«Cosche in lotta per conquistare quote Enìa»

La partecipata Fata Morgana nelle pagine dell’inchiesta di Gratteri in Calabria

Il pm Nicola Gratteri e Graziano Delrio

Il pm Nicola Gratteri e Graziano Delrio

Reggio Emilia, 1° maggio 2015 - DOVEVA essere un presidio di legalità in una terra ad alto rischio di infiltrazioni: ma la Fata Morgana, società reggina specializzata in raccolta rifiuti partecipata di Enìa (al 25%) e messa in liquidazione in epoca Iren Emilia, è finita nelle pagine dell’inchiesta «Morsa sugli appalti pubblici», coordinata dal procuratore aggiunto della Dda di Reggio Calabria Nicola Gratteri.

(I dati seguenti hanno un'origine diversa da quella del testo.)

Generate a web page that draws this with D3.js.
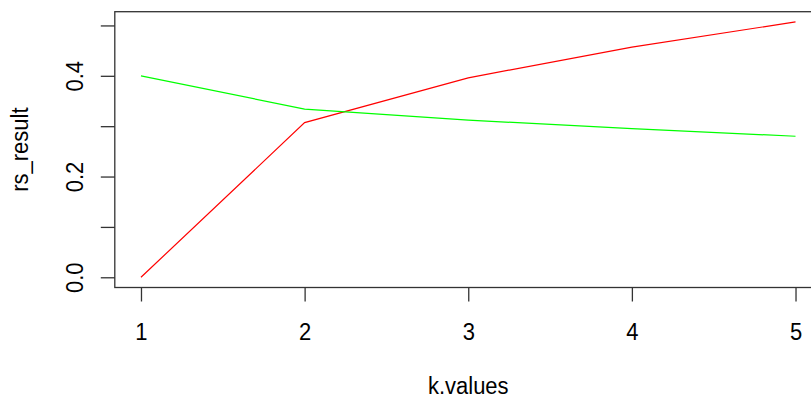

Una inchiesta che ha portato nel settembre 2014 allo scardinamento del clan Commisso di Siderno, in provincia di Reggio Calabria. E ora il Movimento Cinque Stelle reggiano con la consigliera comunale Paola Soragni ha presentato una interpellanza in consiglio comunale in cui chiede chiarezza all’amministrazione sull’avvenuto e di prendere posizione.

Ma perché la ‘nostra’ partecipata, nata nel 2000 e poi transitata in Iren nel 2011 in coincidenza con lo scioglimento (procedura avviata il 10 gennaio 2011), è citata in un lungo capitolo dell’ordinanza di custodia cautelare - con varie misure per 29 persone - emessa dal gip del Tribunale di Reggio Calabria, OlgaTarzia? I magistrati finiscono con l’occuparsi della Fata Morgana nell’ambito di una inchiesta sul potere economico criminale del clan Commisso di Siderno, comune del reggino sul versante jonico a ridosso della Locride.

Nel corso delle indagini spunta Salvatore Aiello, il responsabile tecnico della Fata Morgana (tra il 2007 e il 2010, quando il socio reggiano era Enìa): viene intercettato al telefono con quello che per gli inquirenti è il boss di Siderno Giuseppe Commisso, detto «il Mastro», per chiedergli favori e regolare conflitti sorti con altre aziende. Un personaggio interessante Salvatore Aiello: già noto alle forze dell’ordine per una denuncia del ‘97 per reati contro la pubblica amministrazione, sfuggito ad un tentativo di omicidio del 2005 a colpi d’arma da fuoco, nel 2008 è in Fata Morgana (diventerà responsabile tecnico anche di Piana Ambiente) e rende dichiarazioni alla polizia giudiziaria della Squadra Mobile di Reggio Calabria.

In quelle dichiarazioni svelò un retroscena inquietante, ovvero il tentativo di scalata di Fata Morgana da parte della società Leonia (un’altra azienda, allora partecipata pubblica, specializzata nella raccolta rifiuti). Fatti ancora tutti da chiarire, anche se l’obiettivo della Leonia, stando a quanto raccontato da Aiello, sarebbe stato mettere le mani su un affare da 200 milioni di euro. «Un progetto che tuttavia – si legge nell’ordinanza - fu duramente osteggiato da ignoti con una serie di pericolosi attentati e da numerosi altri atti intimidatori». Perché questo tentativo di scalata? Acquisendo, in sostanza, le quote di Enia, e quindi Fata Morgana, Leonia «avrebbe avuto la possibilità di arrivare anche ad acquisire le quote di Enia in Piana Ambiente».

TUTTO questo, scrive il Gip, in vista di una «partecipazione predominante alla gara d’ambito che sta per essere bandita dalla Provincia di Reggio Calabria», valutata circa 200 milioni di euro.

In sintesi, sarebbe divenuta la principale società del settore e per questo «l’unica interlocutrice con eventuali soggetti interessati al comparto in argomento». Qualche eco dei problemi di Fata Morgana in terra calabrese raggiunse Reggio? A prescindere da questi eventi, risalgono proprio agli anni tra il 2006 e il 2008 i tentativi del presidente di Enìa Ivan Strozzi di liberarsi delle partecipazioni in Calabria, ritenute non più strategiche.